Women Exposed to Domestic Violence Experience Long-Lasting Health Problems, At Increased Risk of HIV Infection, Report Says
Women who suffer physical abuse from intimate partners -- the most common form of violence perpetrated against women worldwide -- experience serious health consequences, according to a report released on Thursday by the World Health Organization, the AP/Boston Globe reports. The survey of 24,000 women in 10 countries found that women who suffer domestic abuse were twice as likely as other women to suffer health problems, including pain, dizziness, gynecological and mental health problems, which persist after the abuse has stopped, the report says. They also were more likely to have had a miscarriage or an induced abortion (Ross, AP/Boston Globe, 11/24). The report says 4% to 12% of respondents who had been pregnant said they were beaten during pregnancy (Nebehay/Reaney, Reuters UK, 11/24). The survey, which was conducted in collaboration with the London School of Hygiene and Tropical Medicine and the nongovernmental organization PATH, was the first global report on domestic violence (AP/Boston Globe, 11/24). Researchers surveyed women in Bangladesh, Brazil, Ethiopia, Japan, Namibia, Peru, Samoa, Serbia and Montenegro, Tanzania and Thailand (WHO release, 11/24). Rates of domestic abuse varied between 15% of women in Japan to 71% in Ethiopia (AP/Boston Globe, 11/24). Fewer than half of the women who had been abused said they sought help from law enforcement authorities. In roughly half of the sites surveyed, women said it was acceptable for a man to beat his wife in certain situations (Vergano, USA Today, 11/26). To combat the violence, WHO recommends bolstering support services for women and training medical workers to recognize the signs of domestic abuse (Schlein, VOA News, 11/24). The report was released ahead of the International Day for the Elimination of Violence Against Women, which was marked on Friday. The U.N. Development Fund for Women also called for more awareness about the link between violence and the spread of HIV/AIDS (U.N. News Service, 11/25).

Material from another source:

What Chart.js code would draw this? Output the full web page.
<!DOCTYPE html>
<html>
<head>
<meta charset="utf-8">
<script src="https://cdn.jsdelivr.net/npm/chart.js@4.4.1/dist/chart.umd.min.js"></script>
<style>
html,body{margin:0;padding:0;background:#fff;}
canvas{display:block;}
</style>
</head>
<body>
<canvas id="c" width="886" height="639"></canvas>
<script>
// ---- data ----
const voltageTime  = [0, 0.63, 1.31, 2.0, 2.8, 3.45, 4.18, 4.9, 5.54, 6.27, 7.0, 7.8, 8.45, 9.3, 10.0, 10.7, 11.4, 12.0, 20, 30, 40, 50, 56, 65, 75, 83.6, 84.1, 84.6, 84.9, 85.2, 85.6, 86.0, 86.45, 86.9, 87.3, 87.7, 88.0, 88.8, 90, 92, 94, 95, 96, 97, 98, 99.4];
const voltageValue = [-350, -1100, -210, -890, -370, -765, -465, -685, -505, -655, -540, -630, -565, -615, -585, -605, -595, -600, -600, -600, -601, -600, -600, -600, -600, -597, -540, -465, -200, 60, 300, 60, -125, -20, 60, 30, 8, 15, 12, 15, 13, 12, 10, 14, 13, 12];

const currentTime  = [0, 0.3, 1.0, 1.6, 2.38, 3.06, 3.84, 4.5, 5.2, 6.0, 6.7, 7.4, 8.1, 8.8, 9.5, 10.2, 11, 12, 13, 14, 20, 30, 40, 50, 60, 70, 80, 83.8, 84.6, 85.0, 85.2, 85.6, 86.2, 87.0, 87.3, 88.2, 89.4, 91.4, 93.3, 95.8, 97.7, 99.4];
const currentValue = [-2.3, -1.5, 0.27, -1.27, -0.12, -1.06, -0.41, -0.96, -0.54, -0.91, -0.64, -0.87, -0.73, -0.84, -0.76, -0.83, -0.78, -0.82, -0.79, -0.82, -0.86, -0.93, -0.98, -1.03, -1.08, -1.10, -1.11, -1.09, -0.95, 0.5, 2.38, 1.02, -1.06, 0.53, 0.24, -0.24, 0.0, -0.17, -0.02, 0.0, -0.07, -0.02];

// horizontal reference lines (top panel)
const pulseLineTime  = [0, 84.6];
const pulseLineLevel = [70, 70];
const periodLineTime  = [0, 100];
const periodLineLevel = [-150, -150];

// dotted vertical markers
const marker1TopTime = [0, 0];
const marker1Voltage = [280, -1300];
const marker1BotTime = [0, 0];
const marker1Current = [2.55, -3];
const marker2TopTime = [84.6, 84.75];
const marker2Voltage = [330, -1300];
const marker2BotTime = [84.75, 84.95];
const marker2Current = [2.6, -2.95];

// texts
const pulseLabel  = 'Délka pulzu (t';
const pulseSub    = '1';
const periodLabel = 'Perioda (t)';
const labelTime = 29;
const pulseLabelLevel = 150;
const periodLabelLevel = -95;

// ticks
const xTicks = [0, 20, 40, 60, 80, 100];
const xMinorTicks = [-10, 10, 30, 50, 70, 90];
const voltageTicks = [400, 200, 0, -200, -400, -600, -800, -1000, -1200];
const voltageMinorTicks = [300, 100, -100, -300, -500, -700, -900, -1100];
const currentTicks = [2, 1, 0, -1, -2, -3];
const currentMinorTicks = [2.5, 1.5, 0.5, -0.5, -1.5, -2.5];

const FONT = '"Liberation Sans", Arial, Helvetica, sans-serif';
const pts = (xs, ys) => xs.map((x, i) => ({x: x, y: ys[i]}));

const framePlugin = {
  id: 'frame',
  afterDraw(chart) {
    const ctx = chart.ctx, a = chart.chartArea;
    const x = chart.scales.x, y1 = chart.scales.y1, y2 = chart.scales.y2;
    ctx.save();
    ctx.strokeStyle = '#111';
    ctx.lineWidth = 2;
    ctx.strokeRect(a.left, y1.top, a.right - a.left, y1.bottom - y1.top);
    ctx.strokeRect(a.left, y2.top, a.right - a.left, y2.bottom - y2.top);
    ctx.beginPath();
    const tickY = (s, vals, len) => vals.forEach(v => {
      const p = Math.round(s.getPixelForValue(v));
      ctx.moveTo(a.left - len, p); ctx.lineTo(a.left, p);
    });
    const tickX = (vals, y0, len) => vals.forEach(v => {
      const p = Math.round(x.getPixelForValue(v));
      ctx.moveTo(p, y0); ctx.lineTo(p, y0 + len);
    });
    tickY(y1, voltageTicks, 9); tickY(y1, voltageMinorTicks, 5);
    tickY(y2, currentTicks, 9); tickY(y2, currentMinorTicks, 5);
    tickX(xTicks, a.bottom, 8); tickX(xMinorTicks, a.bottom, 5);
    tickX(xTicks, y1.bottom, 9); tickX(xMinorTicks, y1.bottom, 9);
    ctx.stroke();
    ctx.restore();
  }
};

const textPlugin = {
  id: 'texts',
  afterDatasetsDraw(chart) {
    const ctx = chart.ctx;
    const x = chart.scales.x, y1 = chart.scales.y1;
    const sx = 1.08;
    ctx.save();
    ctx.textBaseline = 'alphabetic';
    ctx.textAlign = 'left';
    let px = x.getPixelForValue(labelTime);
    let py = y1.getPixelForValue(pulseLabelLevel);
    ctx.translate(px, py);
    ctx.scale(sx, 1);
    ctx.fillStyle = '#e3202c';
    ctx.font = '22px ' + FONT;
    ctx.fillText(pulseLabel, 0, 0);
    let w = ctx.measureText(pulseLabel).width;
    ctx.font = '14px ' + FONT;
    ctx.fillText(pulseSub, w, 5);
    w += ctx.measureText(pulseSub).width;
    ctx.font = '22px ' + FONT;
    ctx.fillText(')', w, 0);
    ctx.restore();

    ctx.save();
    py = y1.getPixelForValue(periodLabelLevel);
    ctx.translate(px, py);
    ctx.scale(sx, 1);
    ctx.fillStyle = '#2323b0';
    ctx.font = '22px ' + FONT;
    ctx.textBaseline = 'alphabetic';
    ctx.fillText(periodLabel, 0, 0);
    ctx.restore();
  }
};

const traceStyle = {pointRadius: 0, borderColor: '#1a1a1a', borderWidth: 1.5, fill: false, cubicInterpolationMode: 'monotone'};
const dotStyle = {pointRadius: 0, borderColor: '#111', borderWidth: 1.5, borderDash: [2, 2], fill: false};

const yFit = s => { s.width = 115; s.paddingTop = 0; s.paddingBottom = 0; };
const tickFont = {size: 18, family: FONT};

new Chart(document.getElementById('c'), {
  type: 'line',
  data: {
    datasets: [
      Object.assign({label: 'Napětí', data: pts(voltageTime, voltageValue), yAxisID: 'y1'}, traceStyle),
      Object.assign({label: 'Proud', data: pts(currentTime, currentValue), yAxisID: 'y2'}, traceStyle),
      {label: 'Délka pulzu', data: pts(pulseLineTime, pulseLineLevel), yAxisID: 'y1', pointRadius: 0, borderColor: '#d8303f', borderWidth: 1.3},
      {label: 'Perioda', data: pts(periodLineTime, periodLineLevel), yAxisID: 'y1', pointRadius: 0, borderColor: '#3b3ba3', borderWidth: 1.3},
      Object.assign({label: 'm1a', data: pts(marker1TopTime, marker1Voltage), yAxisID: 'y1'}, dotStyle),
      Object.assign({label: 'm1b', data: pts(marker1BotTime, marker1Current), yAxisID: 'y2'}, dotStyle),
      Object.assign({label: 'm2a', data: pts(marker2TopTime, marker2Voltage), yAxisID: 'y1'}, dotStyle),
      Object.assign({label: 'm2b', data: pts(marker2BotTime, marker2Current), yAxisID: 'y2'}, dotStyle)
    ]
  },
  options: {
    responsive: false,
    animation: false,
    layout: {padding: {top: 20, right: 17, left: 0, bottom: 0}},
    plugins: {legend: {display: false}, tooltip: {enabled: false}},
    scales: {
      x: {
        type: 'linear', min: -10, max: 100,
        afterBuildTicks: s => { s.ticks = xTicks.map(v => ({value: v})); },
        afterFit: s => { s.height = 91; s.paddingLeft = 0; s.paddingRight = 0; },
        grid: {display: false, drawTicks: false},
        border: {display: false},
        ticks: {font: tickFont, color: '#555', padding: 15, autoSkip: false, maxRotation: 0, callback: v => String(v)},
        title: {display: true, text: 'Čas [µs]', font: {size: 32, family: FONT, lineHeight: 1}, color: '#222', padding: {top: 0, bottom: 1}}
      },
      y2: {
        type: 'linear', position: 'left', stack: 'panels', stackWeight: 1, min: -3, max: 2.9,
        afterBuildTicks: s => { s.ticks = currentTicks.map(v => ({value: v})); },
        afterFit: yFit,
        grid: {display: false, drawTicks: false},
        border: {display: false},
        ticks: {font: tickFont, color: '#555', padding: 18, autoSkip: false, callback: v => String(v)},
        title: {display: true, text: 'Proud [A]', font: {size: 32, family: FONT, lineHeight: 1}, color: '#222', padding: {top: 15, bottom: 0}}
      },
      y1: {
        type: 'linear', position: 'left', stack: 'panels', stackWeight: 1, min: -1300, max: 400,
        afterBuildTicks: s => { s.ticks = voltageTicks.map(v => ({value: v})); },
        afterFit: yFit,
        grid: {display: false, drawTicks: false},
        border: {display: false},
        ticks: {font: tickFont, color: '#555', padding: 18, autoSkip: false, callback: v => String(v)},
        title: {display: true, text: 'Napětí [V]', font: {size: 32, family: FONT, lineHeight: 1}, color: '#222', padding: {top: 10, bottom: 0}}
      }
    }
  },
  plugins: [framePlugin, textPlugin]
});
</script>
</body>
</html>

New York Times Examines Practice in Africa of Forced Marriages
The New York Times on Sunday examined the practice in some remote villages in Africa in which young girls are married off -- "sometimes to husbands as much as half a century older" -- in transactions with other families. In some communities, girls often "must leap straight from childhood to marriage at a word from their fathers," sometimes "years before they reach puberty," according to the Times. Such forced marriages can lead to "staggering" consequences, including the spread of HIV, a lack of education, early pregnancies and high-risk births, and a life of subservience, the Times reports (LaFraniere, New York Times, 11/27).